No se
puede decir con más exactitud: La
conquista de la felicidad. Es la fórmula que Bertrand Russell esmaltó para
explicarnos que la dicha no es una sensación que se obtenga por casualidad o por
graciosa dádiva de los dioses, sino que es un fruto que se obtiene, en buena
parte, gracias al esfuerzo y la predisposición del ser humano, que debe
concentrarse para obtenerla. Obviamente, el profesor Russell se apresura a
precisar que está refiriéndose a personas normales, con una salud normal y con
unas circunstancias económicas normales. Es decir, el ciudadano medio, con una
salud media y con unos ingresos medios. La persona golpeada por la ELA,
erosionada por el desempleo pertinaz o sometida a la esclavitud no tendrá tan
sencillo (o le resultará imposible) acceder al disfrute de esa felicidad. Pero
los demás, sí. Será suficiente con despejar nuestro ánimo de escorias
innecesarias, de pensamientos estúpidos o dañinos, de ambiciones frustrantes o
de círculos viciosos que tan sólo sirven para hundirnos en la autocompasión.
Para
conseguir avanzar en ese camino, deberemos evitar las soluciones rápidas, que
solamente nos ofrecen una tregua de evidente falsedad (“La embriaguez, por
ejemplo, es un suicidio temporal; la felicidad que aporta es puramente
negativa, un cese momentáneo de la infelicidad”); y también deberemos asumir
que, aunque parezca una paradoja, “una parte indispensable de la felicidad es
carecer de algunas de las cosas que se desean”, porque eso nos estimula a
seguir soñando y persiguiéndolas con ilusión.
¿Y qué
indica Russell acerca del éxito? ¿Es razonable buscarlo de forma obsesiva?

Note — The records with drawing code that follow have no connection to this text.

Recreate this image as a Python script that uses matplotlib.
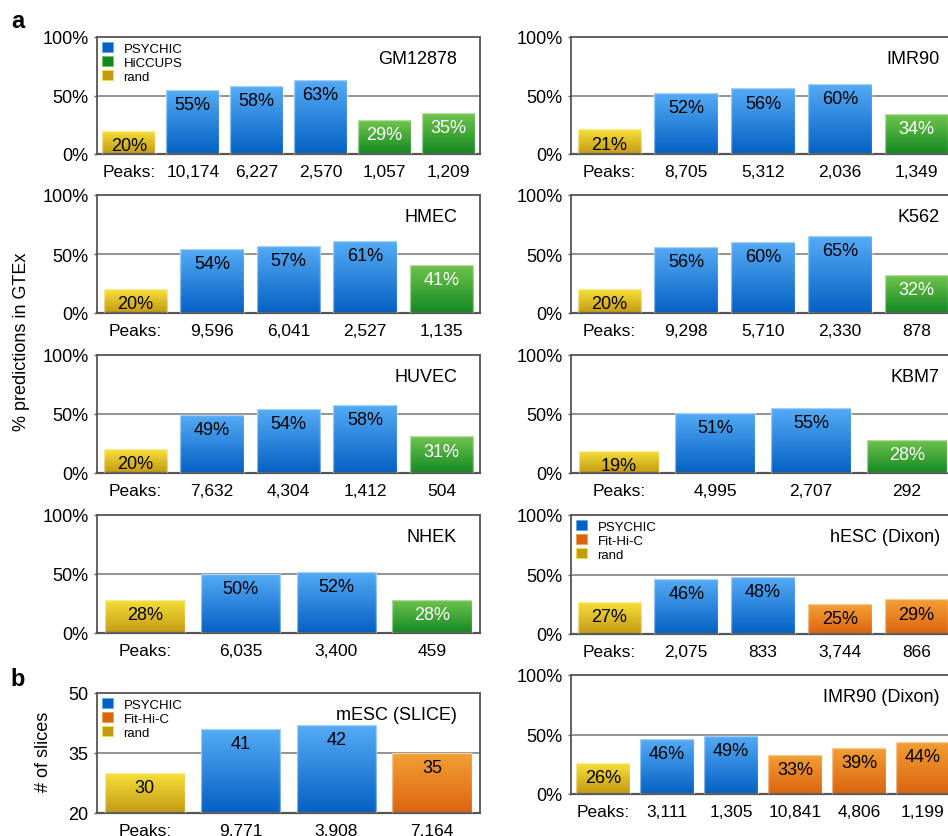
import matplotlib
matplotlib.use("Agg")
import matplotlib.pyplot as plt
import numpy as np
from matplotlib.colors import LinearSegmentedColormap
from matplotlib.patches import Patch

plt.rcParams['font.family'] = ['Liberation Sans', 'DejaVu Sans']

# method of each bar: r = rand, p = PSYCHIC, h = HiCCUPS, f = Fit-Hi-C
gm12878_kind = ["r", "p", "p", "p", "h", "h"]
gm12878_vals = [20, 55, 58, 63, 29, 35]
gm12878_peaks = ["10,174", "6,227", "2,570", "1,057", "1,209"]

imr90_kind = ["r", "p", "p", "p", "h"]
imr90_vals = [21, 52, 56, 60, 34]
imr90_peaks = ["8,705", "5,312", "2,036", "1,349"]

hmec_kind = ["r", "p", "p", "p", "h"]
hmec_vals = [20, 54, 57, 61, 41]
hmec_peaks = ["9,596", "6,041", "2,527", "1,135"]

k562_kind = ["r", "p", "p", "p", "h"]
k562_vals = [20, 56, 60, 65, 32]
k562_peaks = ["9,298", "5,710", "2,330", "878"]

huvec_kind = ["r", "p", "p", "p", "h"]
huvec_vals = [20, 49, 54, 58, 31]
huvec_peaks = ["7,632", "4,304", "1,412", "504"]

kbm7_kind = ["r", "p", "p", "h"]
kbm7_vals = [19, 51, 55, 28]
kbm7_peaks = ["4,995", "2,707", "292"]

nhek_kind = ["r", "p", "p", "h"]
nhek_vals = [28, 50, 52, 28]
nhek_peaks = ["6,035", "3,400", "459"]

hesc_kind = ["r", "p", "p", "f", "f"]
hesc_vals = [27, 46, 48, 25, 29]
hesc_peaks = ["2,075", "833", "3,744", "866"]

mesc_kind = ["r", "p", "p", "f"]
mesc_vals = [30, 41, 42, 35]
mesc_peaks = ["9,771", "3,908", "7,164"]

imr90d_kind = ["r", "p", "p", "f", "f", "f"]
imr90d_vals = [26, 46, 49, 33, 39, 44]
imr90d_peaks = ["3,111", "1,305", "10,841", "4,806", "1,199"]

# (top, bottom) of the vertical gradient for each method
grad = {
    "p": ("#55abf5", "#0461c4"),
    "h": ("#72c44e", "#138922"),
    "r": ("#f7e03a", "#c39a14"),
    "f": ("#f3a035", "#dc6410"),
}
label_col = {"p": "black", "h": "white", "r": "black", "f": "black"}
legend_names = {"p": "PSYCHIC", "h": "HiCCUPS", "f": "Fit-Hi-C", "r": "rand"}

W, H = 948, 837
fig = plt.figure(figsize=(W / 100, H / 100), dpi=100)


def add_axes(x0, x1, top, bottom):
    return fig.add_axes([x0 / W, 1 - bottom / H, (x1 - x0) / W, (bottom - top) / H])


def panel(ax, title, kind, vals, peaks, ylim=(0, 100), pct=True, legend=None,
          right=False):
    lo, hi = ylim
    mid = (lo + hi) / 2
    x = np.arange(len(vals))
    ax.axhline(mid, color="#8a8a8a", lw=1.3, zorder=1)
    bars = ax.bar(x, np.array(vals) - lo, bottom=lo, width=0.83,
                  facecolor="none", edgecolor=(1, 1, 1, 0.45), lw=1.0, zorder=3)
    g = np.linspace(0, 1, 128).reshape(-1, 1)
    for b, k, v in zip(bars, kind, vals):
        top, bot = grad[k]
        cmap = LinearSegmentedColormap.from_list("g", [bot, top])
        im = ax.imshow(g, extent=[b.get_x(), b.get_x() + b.get_width(), lo, v],
                       origin="lower", cmap=cmap, aspect="auto", zorder=2)
        im.set_clip_path(b)
        txt = f"{v}%" if pct else f"{v}"
        ax.annotate(txt, (b.get_x() + b.get_width() / 2, v), xytext=(0, -10.5),
                    textcoords="offset points", ha="center", va="center",
                    fontsize=13, color=label_col[k], zorder=4)
    ax.set_xlim(-0.5, len(vals) - 0.5)
    ax.set_ylim(lo, hi)
    ax.set_xticks(x)
    ax.set_xticklabels(["Peaks:"] + peaks, fontsize=12.5)
    ax.tick_params(axis="x", length=0, pad=7)
    ax.set_yticks([lo, mid, hi])
    if pct:
        ax.set_yticklabels([f"{lo}%", f"{int(mid)}%", f"{hi}%"])
    else:
        ax.set_yticklabels([f"{lo}", f"{int(mid)}", f"{hi}"])
    ax.tick_params(axis="y", length=2, width=1, color="#606060", labelsize=13, pad=4)
    for s in ax.spines.values():
        s.set_color("#555555")
        s.set_linewidth(1.3)
    ax.spines["bottom"].set_linewidth(1.6)
    tx = 0.96 if right else 0.94
    ax.text(tx, 0.82, title, transform=ax.transAxes, ha="right", va="center",
            fontsize=13)
    if legend:
        handles = [Patch(facecolor=grad[k][1], edgecolor=grad[k][0], lw=0.6)
                   for k in legend]
        ax.legend(handles, [legend_names[k] for k in legend], loc="upper left",
                  frameon=False, fontsize=9.5, handlelength=0.8, handleheight=0.8,
                  handletextpad=0.8, labelspacing=0.1, borderpad=0.2,
                  borderaxespad=0.2)


LX0, LX1 = 97, 480
RX0, RX1 = 571, 955

panel(add_axes(LX0, LX1, 38, 155), "GM12878", gm12878_kind, gm12878_vals,
      gm12878_peaks, legend=["p", "h", "r"])
panel(add_axes(RX0, RX1, 38, 155), "IMR90", imr90_kind, imr90_vals,
      imr90_peaks, right=True)
panel(add_axes(LX0, LX1, 196, 314), "HMEC", hmec_kind, hmec_vals, hmec_peaks)
panel(add_axes(RX0, RX1, 196, 314), "K562", k562_kind, k562_vals, k562_peaks,
      right=True)
panel(add_axes(LX0, LX1, 356, 474), "HUVEC", huvec_kind, huvec_vals,
      huvec_peaks)
panel(add_axes(RX0, RX1, 356, 474), "KBM7", kbm7_kind, kbm7_vals, kbm7_peaks,
      right=True)
panel(add_axes(LX0, LX1, 516, 634), "NHEK", nhek_kind, nhek_vals, nhek_peaks)
panel(add_axes(RX0, RX1, 516, 635), "hESC (Dixon)", hesc_kind, hesc_vals,
      hesc_peaks, legend=["p", "f", "r"], right=True)
panel(add_axes(LX0, LX1, 694, 814), "mESC (SLICE)", mesc_kind, mesc_vals,
      mesc_peaks, ylim=(20, 50), pct=False, legend=["p", "f", "r"])
panel(add_axes(RX0, RX1, 676, 795), "IMR90 (Dixon)", imr90d_kind, imr90d_vals,
      imr90d_peaks, right=True)

fig.text(18 / W, 1 - 21 / H, "a", fontsize=17, fontweight="bold",
         ha="center", va="center")
fig.text(18 / W, 1 - 680 / H, "b", fontsize=17, fontweight="bold",
         ha="center", va="center")
fig.text(22 / W, 1 - 342 / H, "% predictions in GTEx", rotation=90,
         fontsize=13, ha="center", va="center")
fig.text(43 / W, 1 - 752 / H, "# of slices", rotation=90,
         fontsize=13, ha="center", va="center")

fig.savefig("out.png", dpi=100)
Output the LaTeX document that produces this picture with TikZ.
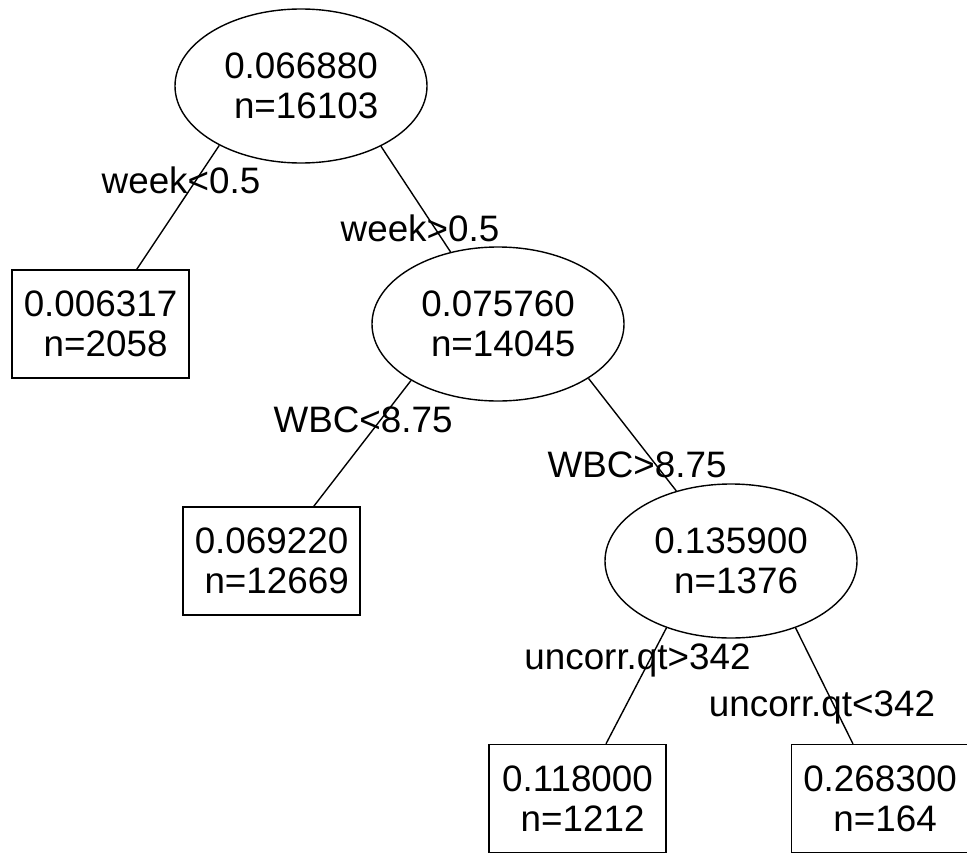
\documentclass[tikz,border=0pt]{standalone}
\usepackage{fontspec}
\setmainfont{Liberation Sans}
\usetikzlibrary{shapes.geometric}
\begin{document}
\begin{tikzpicture}[x=1pt,y=-1pt,
  every node/.style={font=\fontsize{36.8}{40}\selectfont},
  split/.style={draw, ellipse, line width=1.4pt, minimum width=252pt, minimum height=154pt, inner sep=0pt, align=center},
  leaf/.style={draw, rectangle, line width=1.4pt, minimum width=177pt, minimum height=108pt, inner sep=0pt, align=center},
  branch/.style={line width=1.4pt},
  cond/.style={anchor=base, inner sep=0pt}]
\useasboundingbox (0,0) rectangle (967,854);
% nodes
\node[split] (root) at (301,86) {0.066880\\\hspace*{0.28em}n=16103};
\node[leaf] (l1) at (100.5,324) {0.006317\\\hspace*{0.28em}n=2058};
\node[split] (s2) at (498,324) {0.075760\\\hspace*{0.28em}n=14045};
\node[leaf] (l2) at (271.5,561) {0.069220\\\hspace*{0.28em}n=12669};
\node[split] (s3) at (731,561) {0.135900\\\hspace*{0.28em}n=1376};
\node[leaf] (l3) at (577.5,798.5) {0.118000\\\hspace*{0.28em}n=1212};
\node[leaf] (l4) at (880,798.5) {0.268300\\\hspace*{0.28em}n=164};
% branches
\draw[branch] (root.216) -- (l1);
\draw[branch] (root.323) -- (s2);
\draw[branch] (s2.213) -- (l2);
\draw[branch] (s2.329) -- (s3);
\draw[branch] (s3.226) -- (l3);
\draw[branch] (s3.314) -- (l4);
% split labels
\node[cond] (c1) at (181,193) {week<0.5};
\node[cond] (c2) at (420,241) {week>0.5};
\node[cond] (c3) at (363,432) {WBC<8.75};
\node[cond] (c4) at (637,477) {WBC>8.75};
\node[cond] (c5) at (637.5,669) {uncorr.qt>342};
\node[cond] (c6) at (822,716) {uncorr.qt<342};
\end{tikzpicture}
\end{document}
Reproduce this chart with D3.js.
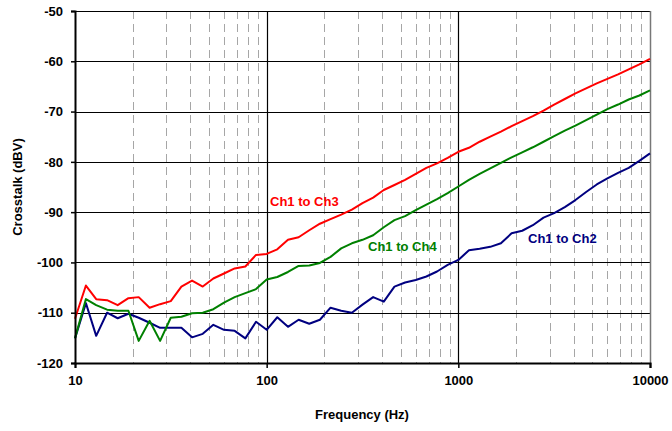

¿Constituye una garantía de gozo? En su opinión, se trata tan sólo de un mero
ingrediente de la felicidad, pero en seguida añade que “saldrá muy caro si para
obtenerlo se sacrifican los demás ingredientes”. Y nos explicará que “el
problema nace de la filosofía de la vida que todos han recibido, según la cual
la vida es una contienda, una competición, en la que solo el vencedor merece
respeto”. Porque es que, además (y el juicio de Russell se vuelve casi
profético), “no es solo el trabajo lo que ha quedado envenenado por la
filosofía de la competencia; igualmente envenenado ha quedado el ocio. El tipo
de ocio tranquilo y restaurador de los nervios se considera aburrido. Tiene que
haber una continua aceleración, cuyo desenlace natural serán las drogas y el
colapso”.
Reflexiones
igual de brillantes y de intensas le dedica al papel de la envidia, de la
ansiedad, del pecado (“que atenta contra el respeto a uno mismo”), de la
opinión pública (“No tiene sentido burlarse deliberadamente de la opinión
pública; eso es seguir bajo su dominio, aunque de un modo retorcido. Pero ser
auténticamente indiferente a ella es una fuerza y una fuente de felicidad”), del
ego (“Un ego demasiado fuerte es una prisión de la que el hombre debe escapar
si quiere disfrutar plenamente del mundo”), del mundo laboral (“El hombre que
se avergüenza de su trabajo difícilmente podrá respetarse a sí mismo”) o de la
curiosidad por aprender (“Desaprovechar las oportunidades de conocimiento, por
imperfectas que sean, es como ir al teatro y no escuchar la obra. El mundo está
lleno de cosas, cosas trágicas o cómicas, heroicas, extravagantes o
sorprendentes, y los que no encuentran interés en el espectáculo están
renunciando a uno de los privilegios que nos ofrece la vida”).
Un libro denso, inteligente, razonado y razonable, lleno de ideas luminosas, que he leído con auténtica admiración.